Plastics have become part of our day to day. They are convenient, light weight, cheap to produce and can be used for a multitude of purposes. If you look around you, you will notice the number of plastic items in your environment. From food containers, to beauty product bottles, to decorative art around the house. The truth is that plastic is entering our bodies, and healthcare professionals are becoming increasingly aware of the impact of those chemicals in our overall health, and particularly in fertility.

What are phthalates?

Phthalates were developed in the 1920s to make plastics more flexible. They are synthetic chemicals that are added to plastics, and have widespread use in many plastic items like flooring, furniture, toys, shower curtains, pipes, and more. Phthalates stabilize artificial scents and are added to many scented products like perfume, cosmetics, shampoos, lotions, candles, nail polish, and hair spray.

Since phthalates are not chemically bound to the plastics and products in which they are used, they can leach into the environment easily, and then enter our bodies.

Impact of phthalates on fertility

Once in the body, phthalates are endocrine disruptors, which means they bind to hormonal receptors and interfere with the function of reproductive hormones like oestrogen and testosterone. Higher levels of phthalates have been associated with disruption in menstruation, ovulation dysfunction, increased risk of endometriosis, longer times to conception, poor egg quality, poor sperm quality.


Endometriosis is an oestrogen-dependent disease. The central role of oestrogens in the pathophysiology of endometriosis has led several investigators to postulate a potential relationship between phthalate exposure and endometriosis; however, the results have been ambiguous. Some evidence suggests that endocrine disrupting chemicals may be involved in the development and severity of disease.

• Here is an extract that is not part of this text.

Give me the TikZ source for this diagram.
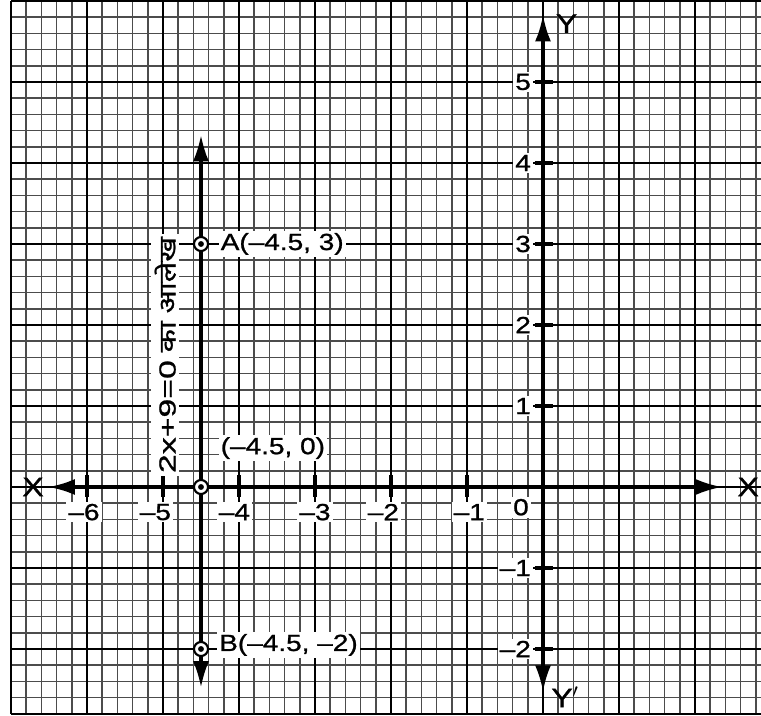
\documentclass[tikz,border=0pt]{standalone}
\usepackage{fontspec}
\setmainfont{Liberation Sans}[FakeStretch=1.2,FakeBold=1]
\newfontfamily\rotlatin{Liberation Sans}[FakeStretch=1.45,FakeBold=1]
\newfontfamily\hindifont[Script=Devanagari,FakeStretch=1.3,FakeBold=1]{Noto Sans}
\usetikzlibrary{arrows.meta}
\begin{document}
\begin{tikzpicture}[x=57pt,y=60.75pt,
  minorline/.style={black!70,line width=1.1pt},
  majorline/.style={black,line width=1.6pt},
  axisline/.style={line width=2.6pt},
  bothtips/.style={{Latex[length=20pt,width=12pt]}-{Latex[length=20pt,width=12pt]}},
  tickline/.style={line width=3pt},
  ptmark/.style={circle,draw,line width=1.6pt,fill=white,minimum size=10.5pt,inner sep=0pt},
  lbl/.style={fill=white,inner sep=1.5pt,font=\fontsize{17.5}{20}\selectfont},
  axlbl/.style={inner sep=1pt,font=\fontsize{20}{22}\selectfont}]
\useasboundingbox (-7.1447,-2.8148) rectangle (2.8684,6.0123);
\begin{scope}
\clip (-7.1447,-2.8148) rectangle (2.8684,6.0123);
% minor grid
\foreach \i in {-35,...,15} \draw[minorline] ({\i/5},-2.8) -- ({\i/5},6);
\foreach \j in {-14,...,30} \draw[minorline] (-7,{\j/5}) -- (3,{\j/5});
% major grid
\foreach \i in {-7,...,3} \draw[majorline] (\i,-2.8) -- (\i,6);
\foreach \j in {-2,...,6} \draw[majorline] (-7,\j) -- (3,\j);
\draw[majorline] (-7,-2.8) -- (3,-2.8);
\end{scope}
% axes
\coordinate (xl) at (-6.51,0);
\coordinate (xr) at (2.36,0);
\coordinate (yt) at (0,5.83);
\coordinate (yb) at (0,-2.53);
\draw[axisline,bothtips] (xl) -- (xr);
\draw[axisline,bothtips] (yb) -- (yt);
\foreach \i in {-6,...,-1} \draw[tickline] (\i,-0.12) -- (\i,0.15);
\foreach \j in {-2,-1,1,2,3,4,5} \draw[tickline] (-0.11,\j) -- (0.13,\j);
\node[axlbl] (xlbl) at (-6.71,0) {X};
\node[axlbl] (xrlbl) at (2.70,0) {X};
\node[axlbl] (ylbl) at (0.31,5.72) {Y};
\node[axlbl] (yblbl) at (0.29,-2.59) {Y$'$};
% tick labels
\node[lbl] (tm6) at (-6.04,-0.31) {–6};
\node[lbl] (tm5) at (-5.10,-0.31) {–5};
\node[lbl] (tm4) at (-4.06,-0.31) {–4};
\node[lbl] (tm3) at (-3.00,-0.31) {–3};
\node[lbl] (tm2) at (-2.10,-0.31) {–2};
\node[lbl] (tm1) at (-0.97,-0.31) {–1};
\node[lbl] (t0) at (-0.29,-0.25) {0};
\node[lbl,anchor=east] (ty5) at (-0.13,5) {5};
\node[lbl,anchor=east] (ty4) at (-0.13,4) {4};
\node[lbl,anchor=east] (ty3) at (-0.13,3) {3};
\node[lbl,anchor=east] (ty2) at (-0.13,2) {2};
\node[lbl,anchor=east] (ty1) at (-0.13,1) {1};
\node[lbl,anchor=east] (tym1) at (-0.13,-1) {–1};
\node[lbl,anchor=east] (tym2) at (-0.13,-2) {–2};
% line x = -4.5
\coordinate (lt) at (-4.5,4.35);
\coordinate (lb) at (-4.5,-2.48);
\draw[axisline,bothtips] (lb) -- (lt);
\foreach \p/\yy in {A/3,P/0,B/-2} {
  \node[ptmark] (\p) at (-4.5,\yy) {};
  \fill (\p.center) circle (2.2pt);
}
\node[lbl,anchor=west] (Alab) at (-4.27,3) {A(–4.5, 3)};
\node[lbl,anchor=west] (Plab) at (-4.27,0.48) {(–4.5, 0)};
\node[lbl,anchor=west] (Blab) at (-4.29,-1.95) {B(–4.5, –2)};
\node[fill=white,inner sep=2.5pt,rotate=90,font=\fontsize{17.5}{19}\selectfont] (hl) at (-4.97,1.63)
  {{\rotlatin 2x+9=0} {\hindifont का आलेख}};
\end{tikzpicture}
\end{document}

Time-to-pregnancy and pregnancy loss

In a cohort study involving 6302 women, increased time to pregnancy after probable occupational exposure to phthalates was observed. Phthalate exposure has also been associated with increased risk of early pregnancy loss.

Pregnancy outcomes

Phthalates may impair early IVF outcomes, specifically egg parameters: fewer total eggs, mature eggs, and fertilized eggs.

Limiting exposure to phthalates

Whilst it’s practically impossible to remove all plastic and phthalates from our lives, we can take some actions to limit exposure:

  • Prefer food containers that are plastic-free: phthalates can leak from plastic containers (like water bottles and food containers) exposed to heat and detergent (dishwashers, microwaves). Swap plastic for glass food containers.
  • Exchange your phthalate-containing beauty products for safer ones: fragrance free is a good start since fragrance is considered a trade secret and companies do not have to list ingredients that are used for scent in cosmetic products. Choose beauty products that are scented with essential oils.
  • Choose phthalate-free nail polish.
  • Choose cleaning products and detergents that are fragrance free or scented with essential oils. 
  • Avoid synthetic air fresheners and candles.